STORED DATA:

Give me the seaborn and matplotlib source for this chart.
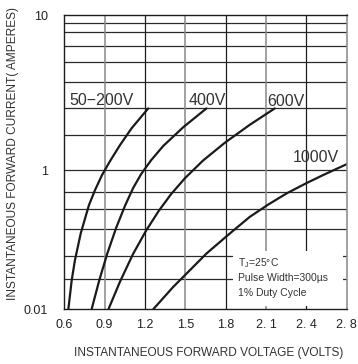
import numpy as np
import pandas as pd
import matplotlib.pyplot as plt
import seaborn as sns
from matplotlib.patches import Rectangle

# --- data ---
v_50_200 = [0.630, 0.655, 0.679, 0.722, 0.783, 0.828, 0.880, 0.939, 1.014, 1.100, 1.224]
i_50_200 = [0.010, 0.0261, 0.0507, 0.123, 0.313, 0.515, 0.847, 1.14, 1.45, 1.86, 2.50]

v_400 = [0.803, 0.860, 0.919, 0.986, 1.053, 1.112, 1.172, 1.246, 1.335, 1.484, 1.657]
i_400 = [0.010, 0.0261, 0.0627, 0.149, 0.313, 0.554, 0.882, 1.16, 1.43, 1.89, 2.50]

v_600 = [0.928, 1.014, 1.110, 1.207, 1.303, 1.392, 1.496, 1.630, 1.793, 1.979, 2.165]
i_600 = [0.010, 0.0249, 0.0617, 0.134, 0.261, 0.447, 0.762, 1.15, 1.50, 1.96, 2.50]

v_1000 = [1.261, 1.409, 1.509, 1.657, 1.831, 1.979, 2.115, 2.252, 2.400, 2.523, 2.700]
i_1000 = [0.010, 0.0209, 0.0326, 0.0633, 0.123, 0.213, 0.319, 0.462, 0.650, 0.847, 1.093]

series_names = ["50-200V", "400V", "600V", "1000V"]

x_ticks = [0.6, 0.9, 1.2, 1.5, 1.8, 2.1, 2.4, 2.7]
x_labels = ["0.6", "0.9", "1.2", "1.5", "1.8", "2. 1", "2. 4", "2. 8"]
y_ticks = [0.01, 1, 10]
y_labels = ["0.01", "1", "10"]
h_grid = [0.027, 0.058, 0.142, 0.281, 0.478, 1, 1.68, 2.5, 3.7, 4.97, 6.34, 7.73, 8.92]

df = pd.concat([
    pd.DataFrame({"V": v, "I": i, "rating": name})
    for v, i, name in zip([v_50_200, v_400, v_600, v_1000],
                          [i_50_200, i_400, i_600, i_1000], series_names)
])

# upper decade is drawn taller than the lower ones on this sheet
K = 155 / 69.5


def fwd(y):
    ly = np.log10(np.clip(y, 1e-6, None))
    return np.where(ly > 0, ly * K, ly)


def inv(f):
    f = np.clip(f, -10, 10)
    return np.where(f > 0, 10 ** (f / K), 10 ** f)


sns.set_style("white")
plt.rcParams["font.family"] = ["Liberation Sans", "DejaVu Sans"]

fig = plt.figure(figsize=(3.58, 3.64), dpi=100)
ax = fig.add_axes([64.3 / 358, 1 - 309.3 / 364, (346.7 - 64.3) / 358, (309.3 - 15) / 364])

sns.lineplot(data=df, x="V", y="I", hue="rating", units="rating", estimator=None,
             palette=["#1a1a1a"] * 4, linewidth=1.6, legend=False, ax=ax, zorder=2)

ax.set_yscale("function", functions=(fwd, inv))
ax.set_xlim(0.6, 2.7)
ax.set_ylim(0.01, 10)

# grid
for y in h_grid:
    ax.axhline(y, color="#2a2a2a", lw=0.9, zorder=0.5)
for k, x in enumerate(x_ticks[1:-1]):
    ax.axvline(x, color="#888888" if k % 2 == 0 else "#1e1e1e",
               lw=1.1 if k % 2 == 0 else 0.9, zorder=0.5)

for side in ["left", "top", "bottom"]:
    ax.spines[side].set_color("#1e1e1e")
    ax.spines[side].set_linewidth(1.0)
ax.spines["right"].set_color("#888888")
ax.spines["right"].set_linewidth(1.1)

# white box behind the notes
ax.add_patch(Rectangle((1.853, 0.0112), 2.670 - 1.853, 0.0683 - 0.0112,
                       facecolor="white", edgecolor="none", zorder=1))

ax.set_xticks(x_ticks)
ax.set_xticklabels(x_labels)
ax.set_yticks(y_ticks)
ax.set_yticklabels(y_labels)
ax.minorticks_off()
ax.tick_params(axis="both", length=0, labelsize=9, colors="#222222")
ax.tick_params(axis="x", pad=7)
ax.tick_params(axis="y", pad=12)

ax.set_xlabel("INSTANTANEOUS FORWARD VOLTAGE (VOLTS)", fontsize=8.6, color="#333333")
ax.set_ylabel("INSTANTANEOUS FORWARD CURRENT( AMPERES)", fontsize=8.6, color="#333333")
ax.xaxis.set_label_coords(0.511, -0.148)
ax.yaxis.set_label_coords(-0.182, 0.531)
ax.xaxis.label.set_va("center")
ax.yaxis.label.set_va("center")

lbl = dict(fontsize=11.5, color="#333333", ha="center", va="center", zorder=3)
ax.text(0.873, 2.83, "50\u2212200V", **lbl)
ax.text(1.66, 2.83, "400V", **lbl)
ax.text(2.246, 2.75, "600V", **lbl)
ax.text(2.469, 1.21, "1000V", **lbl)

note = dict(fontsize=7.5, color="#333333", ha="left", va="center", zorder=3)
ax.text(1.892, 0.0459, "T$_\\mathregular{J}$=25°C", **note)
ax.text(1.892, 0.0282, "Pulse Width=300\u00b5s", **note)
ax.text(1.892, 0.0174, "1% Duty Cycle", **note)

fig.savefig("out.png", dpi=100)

SHORT EXERCISE:
With the pictures left out, restate word for word every line of the data above, from the first down to the line that contains "from matplotlib.patches import Rectangle".

OUTPUT BELOW:
Give me the seaborn and matplotlib source for this chart.
import numpy as np
import pandas as pd
import matplotlib.pyplot as plt
import seaborn as sns
from matplotlib.patches import Rectangle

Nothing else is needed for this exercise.